:: DATASET SECTION ::

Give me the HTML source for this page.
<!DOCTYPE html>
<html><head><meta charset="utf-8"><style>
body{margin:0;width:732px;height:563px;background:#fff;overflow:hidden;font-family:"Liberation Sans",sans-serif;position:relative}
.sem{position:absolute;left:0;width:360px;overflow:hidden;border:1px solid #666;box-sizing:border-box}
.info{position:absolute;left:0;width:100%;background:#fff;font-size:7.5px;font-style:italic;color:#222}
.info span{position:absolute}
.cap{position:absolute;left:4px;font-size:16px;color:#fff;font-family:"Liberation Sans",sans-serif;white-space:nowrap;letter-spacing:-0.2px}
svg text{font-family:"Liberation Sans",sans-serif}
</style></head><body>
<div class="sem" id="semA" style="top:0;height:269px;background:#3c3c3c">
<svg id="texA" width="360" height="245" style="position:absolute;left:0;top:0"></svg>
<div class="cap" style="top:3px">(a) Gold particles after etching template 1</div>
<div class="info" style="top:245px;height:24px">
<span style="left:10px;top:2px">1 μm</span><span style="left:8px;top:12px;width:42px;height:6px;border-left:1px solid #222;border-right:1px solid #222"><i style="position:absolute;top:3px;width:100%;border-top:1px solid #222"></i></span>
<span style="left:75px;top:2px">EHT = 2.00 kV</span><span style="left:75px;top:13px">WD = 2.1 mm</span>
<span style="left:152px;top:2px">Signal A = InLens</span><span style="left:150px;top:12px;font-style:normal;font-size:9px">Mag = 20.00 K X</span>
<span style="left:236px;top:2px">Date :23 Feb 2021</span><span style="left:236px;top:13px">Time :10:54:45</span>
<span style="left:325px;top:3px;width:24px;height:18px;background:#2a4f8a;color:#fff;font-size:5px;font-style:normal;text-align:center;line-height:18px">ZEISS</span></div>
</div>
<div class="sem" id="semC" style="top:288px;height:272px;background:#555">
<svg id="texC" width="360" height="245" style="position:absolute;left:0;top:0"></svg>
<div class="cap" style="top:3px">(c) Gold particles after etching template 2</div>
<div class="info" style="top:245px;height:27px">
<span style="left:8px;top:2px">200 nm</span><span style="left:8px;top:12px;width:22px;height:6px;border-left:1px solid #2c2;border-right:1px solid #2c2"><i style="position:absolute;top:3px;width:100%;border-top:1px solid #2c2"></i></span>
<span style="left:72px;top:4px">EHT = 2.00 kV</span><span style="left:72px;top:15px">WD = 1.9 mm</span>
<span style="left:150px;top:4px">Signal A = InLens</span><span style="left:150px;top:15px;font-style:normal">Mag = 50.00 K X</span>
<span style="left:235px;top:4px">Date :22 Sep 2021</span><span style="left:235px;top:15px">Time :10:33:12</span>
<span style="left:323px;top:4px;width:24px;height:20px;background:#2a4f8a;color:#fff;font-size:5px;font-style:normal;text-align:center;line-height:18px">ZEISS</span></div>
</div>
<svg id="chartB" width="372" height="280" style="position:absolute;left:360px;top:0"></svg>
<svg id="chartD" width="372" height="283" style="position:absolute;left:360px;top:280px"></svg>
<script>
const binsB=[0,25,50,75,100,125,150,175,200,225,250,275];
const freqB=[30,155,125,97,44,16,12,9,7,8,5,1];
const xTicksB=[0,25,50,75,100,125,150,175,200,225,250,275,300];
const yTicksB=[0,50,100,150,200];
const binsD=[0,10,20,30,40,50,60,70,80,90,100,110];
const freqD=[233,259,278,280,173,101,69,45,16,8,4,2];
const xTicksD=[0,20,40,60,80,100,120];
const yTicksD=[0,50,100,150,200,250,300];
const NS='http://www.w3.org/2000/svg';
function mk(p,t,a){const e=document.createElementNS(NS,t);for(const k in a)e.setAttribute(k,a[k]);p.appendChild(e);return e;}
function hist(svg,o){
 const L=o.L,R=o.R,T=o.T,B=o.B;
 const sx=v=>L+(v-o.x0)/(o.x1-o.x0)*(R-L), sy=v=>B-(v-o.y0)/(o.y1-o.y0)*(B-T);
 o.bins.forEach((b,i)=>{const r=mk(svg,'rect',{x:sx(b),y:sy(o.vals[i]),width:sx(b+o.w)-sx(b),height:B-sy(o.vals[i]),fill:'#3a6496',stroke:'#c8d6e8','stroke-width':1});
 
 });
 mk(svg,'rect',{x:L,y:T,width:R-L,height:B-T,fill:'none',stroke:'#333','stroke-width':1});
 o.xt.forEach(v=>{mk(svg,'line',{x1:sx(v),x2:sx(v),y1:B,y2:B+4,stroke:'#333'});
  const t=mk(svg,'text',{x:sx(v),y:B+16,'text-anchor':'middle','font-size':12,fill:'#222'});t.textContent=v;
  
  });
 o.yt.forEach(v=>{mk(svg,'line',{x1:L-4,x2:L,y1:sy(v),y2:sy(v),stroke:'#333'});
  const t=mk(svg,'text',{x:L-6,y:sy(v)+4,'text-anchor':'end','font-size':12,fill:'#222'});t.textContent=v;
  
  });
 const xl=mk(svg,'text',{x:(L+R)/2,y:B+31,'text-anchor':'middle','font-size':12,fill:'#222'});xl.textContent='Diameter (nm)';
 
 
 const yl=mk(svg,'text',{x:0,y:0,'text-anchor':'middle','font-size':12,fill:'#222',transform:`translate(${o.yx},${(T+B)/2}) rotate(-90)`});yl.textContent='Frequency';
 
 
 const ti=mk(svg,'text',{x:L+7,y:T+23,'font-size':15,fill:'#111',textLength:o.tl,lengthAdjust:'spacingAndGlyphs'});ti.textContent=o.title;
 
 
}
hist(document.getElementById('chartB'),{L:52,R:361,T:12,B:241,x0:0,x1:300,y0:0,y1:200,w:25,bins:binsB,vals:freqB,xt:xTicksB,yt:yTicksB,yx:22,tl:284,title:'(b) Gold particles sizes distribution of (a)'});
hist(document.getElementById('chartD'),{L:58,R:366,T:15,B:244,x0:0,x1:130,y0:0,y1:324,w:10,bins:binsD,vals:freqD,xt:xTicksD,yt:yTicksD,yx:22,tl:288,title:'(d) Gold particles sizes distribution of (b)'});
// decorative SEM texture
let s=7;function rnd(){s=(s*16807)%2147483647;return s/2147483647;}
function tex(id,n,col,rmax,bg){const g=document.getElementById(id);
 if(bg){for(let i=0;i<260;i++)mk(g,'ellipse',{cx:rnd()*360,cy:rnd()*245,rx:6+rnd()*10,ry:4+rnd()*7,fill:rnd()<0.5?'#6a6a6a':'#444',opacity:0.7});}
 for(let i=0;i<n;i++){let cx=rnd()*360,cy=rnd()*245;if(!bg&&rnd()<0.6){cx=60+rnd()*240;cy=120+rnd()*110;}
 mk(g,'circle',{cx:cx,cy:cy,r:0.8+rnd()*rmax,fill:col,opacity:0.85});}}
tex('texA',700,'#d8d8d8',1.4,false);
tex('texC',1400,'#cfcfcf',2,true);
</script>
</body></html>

:::

Extract the whole listing, character for character.

*ANSWER IN FULL:*
Give me the HTML source for this page.
<!DOCTYPE html>
<html><head><meta charset="utf-8"><style>
body{margin:0;width:732px;height:563px;background:#fff;overflow:hidden;font-family:"Liberation Sans",sans-serif;position:relative}
.sem{position:absolute;left:0;width:360px;overflow:hidden;border:1px solid #666;box-sizing:border-box}
.info{position:absolute;left:0;width:100%;background:#fff;font-size:7.5px;font-style:italic;color:#222}
.info span{position:absolute}
.cap{position:absolute;left:4px;font-size:16px;color:#fff;font-family:"Liberation Sans",sans-serif;white-space:nowrap;letter-spacing:-0.2px}
svg text{font-family:"Liberation Sans",sans-serif}
</style></head><body>
<div class="sem" id="semA" style="top:0;height:269px;background:#3c3c3c">
<svg id="texA" width="360" height="245" style="position:absolute;left:0;top:0"></svg>
<div class="cap" style="top:3px">(a) Gold particles after etching template 1</div>
<div class="info" style="top:245px;height:24px">
<span style="left:10px;top:2px">1 μm</span><span style="left:8px;top:12px;width:42px;height:6px;border-left:1px solid #222;border-right:1px solid #222"><i style="position:absolute;top:3px;width:100%;border-top:1px solid #222"></i></span>
<span style="left:75px;top:2px">EHT = 2.00 kV</span><span style="left:75px;top:13px">WD = 2.1 mm</span>
<span style="left:152px;top:2px">Signal A = InLens</span><span style="left:150px;top:12px;font-style:normal;font-size:9px">Mag = 20.00 K X</span>
<span style="left:236px;top:2px">Date :23 Feb 2021</span><span style="left:236px;top:13px">Time :10:54:45</span>
<span style="left:325px;top:3px;width:24px;height:18px;background:#2a4f8a;color:#fff;font-size:5px;font-style:normal;text-align:center;line-height:18px">ZEISS</span></div>
</div>
<div class="sem" id="semC" style="top:288px;height:272px;background:#555">
<svg id="texC" width="360" height="245" style="position:absolute;left:0;top:0"></svg>
<div class="cap" style="top:3px">(c) Gold particles after etching template 2</div>
<div class="info" style="top:245px;height:27px">
<span style="left:8px;top:2px">200 nm</span><span style="left:8px;top:12px;width:22px;height:6px;border-left:1px solid #2c2;border-right:1px solid #2c2"><i style="position:absolute;top:3px;width:100%;border-top:1px solid #2c2"></i></span>
<span style="left:72px;top:4px">EHT = 2.00 kV</span><span style="left:72px;top:15px">WD = 1.9 mm</span>
<span style="left:150px;top:4px">Signal A = InLens</span><span style="left:150px;top:15px;font-style:normal">Mag = 50.00 K X</span>
<span style="left:235px;top:4px">Date :22 Sep 2021</span><span style="left:235px;top:15px">Time :10:33:12</span>
<span style="left:323px;top:4px;width:24px;height:20px;background:#2a4f8a;color:#fff;font-size:5px;font-style:normal;text-align:center;line-height:18px">ZEISS</span></div>
</div>
<svg id="chartB" width="372" height="280" style="position:absolute;left:360px;top:0"></svg>
<svg id="chartD" width="372" height="283" style="position:absolute;left:360px;top:280px"></svg>
<script>
const binsB=[0,25,50,75,100,125,150,175,200,225,250,275];
const freqB=[30,155,125,97,44,16,12,9,7,8,5,1];
const xTicksB=[0,25,50,75,100,125,150,175,200,225,250,275,300];
const yTicksB=[0,50,100,150,200];
const binsD=[0,10,20,30,40,50,60,70,80,90,100,110];
const freqD=[233,259,278,280,173,101,69,45,16,8,4,2];
const xTicksD=[0,20,40,60,80,100,120];
const yTicksD=[0,50,100,150,200,250,300];
const NS='http://www.w3.org/2000/svg';
function mk(p,t,a){const e=document.createElementNS(NS,t);for(const k in a)e.setAttribute(k,a[k]);p.appendChild(e);return e;}
function hist(svg,o){
 const L=o.L,R=o.R,T=o.T,B=o.B;
 const sx=v=>L+(v-o.x0)/(o.x1-o.x0)*(R-L), sy=v=>B-(v-o.y0)/(o.y1-o.y0)*(B-T);
 o.bins.forEach((b,i)=>{const r=mk(svg,'rect',{x:sx(b),y:sy(o.vals[i]),width:sx(b+o.w)-sx(b),height:B-sy(o.vals[i]),fill:'#3a6496',stroke:'#c8d6e8','stroke-width':1});
 
 });
 mk(svg,'rect',{x:L,y:T,width:R-L,height:B-T,fill:'none',stroke:'#333','stroke-width':1});
 o.xt.forEach(v=>{mk(svg,'line',{x1:sx(v),x2:sx(v),y1:B,y2:B+4,stroke:'#333'});
  const t=mk(svg,'text',{x:sx(v),y:B+16,'text-anchor':'middle','font-size':12,fill:'#222'});t.textContent=v;
  
  });
 o.yt.forEach(v=>{mk(svg,'line',{x1:L-4,x2:L,y1:sy(v),y2:sy(v),stroke:'#333'});
  const t=mk(svg,'text',{x:L-6,y:sy(v)+4,'text-anchor':'end','font-size':12,fill:'#222'});t.textContent=v;
  
  });
 const xl=mk(svg,'text',{x:(L+R)/2,y:B+31,'text-anchor':'middle','font-size':12,fill:'#222'});xl.textContent='Diameter (nm)';
 
 
 const yl=mk(svg,'text',{x:0,y:0,'text-anchor':'middle','font-size':12,fill:'#222',transform:`translate(${o.yx},${(T+B)/2}) rotate(-90)`});yl.textContent='Frequency';
 
 
 const ti=mk(svg,'text',{x:L+7,y:T+23,'font-size':15,fill:'#111',textLength:o.tl,lengthAdjust:'spacingAndGlyphs'});ti.textContent=o.title;
 
 
}
hist(document.getElementById('chartB'),{L:52,R:361,T:12,B:241,x0:0,x1:300,y0:0,y1:200,w:25,bins:binsB,vals:freqB,xt:xTicksB,yt:yTicksB,yx:22,tl:284,title:'(b) Gold particles sizes distribution of (a)'});
hist(document.getElementById('chartD'),{L:58,R:366,T:15,B:244,x0:0,x1:130,y0:0,y1:324,w:10,bins:binsD,vals:freqD,xt:xTicksD,yt:yTicksD,yx:22,tl:288,title:'(d) Gold particles sizes distribution of (b)'});
// decorative SEM texture
let s=7;function rnd(){s=(s*16807)%2147483647;return s/2147483647;}
function tex(id,n,col,rmax,bg){const g=document.getElementById(id);
 if(bg){for(let i=0;i<260;i++)mk(g,'ellipse',{cx:rnd()*360,cy:rnd()*245,rx:6+rnd()*10,ry:4+rnd()*7,fill:rnd()<0.5?'#6a6a6a':'#444',opacity:0.7});}
 for(let i=0;i<n;i++){let cx=rnd()*360,cy=rnd()*245;if(!bg&&rnd()<0.6){cx=60+rnd()*240;cy=120+rnd()*110;}
 mk(g,'circle',{cx:cx,cy:cy,r:0.8+rnd()*rmax,fill:col,opacity:0.85});}}
tex('texA',700,'#d8d8d8',1.4,false);
tex('texC',1400,'#cfcfcf',2,true);
</script>
</body></html>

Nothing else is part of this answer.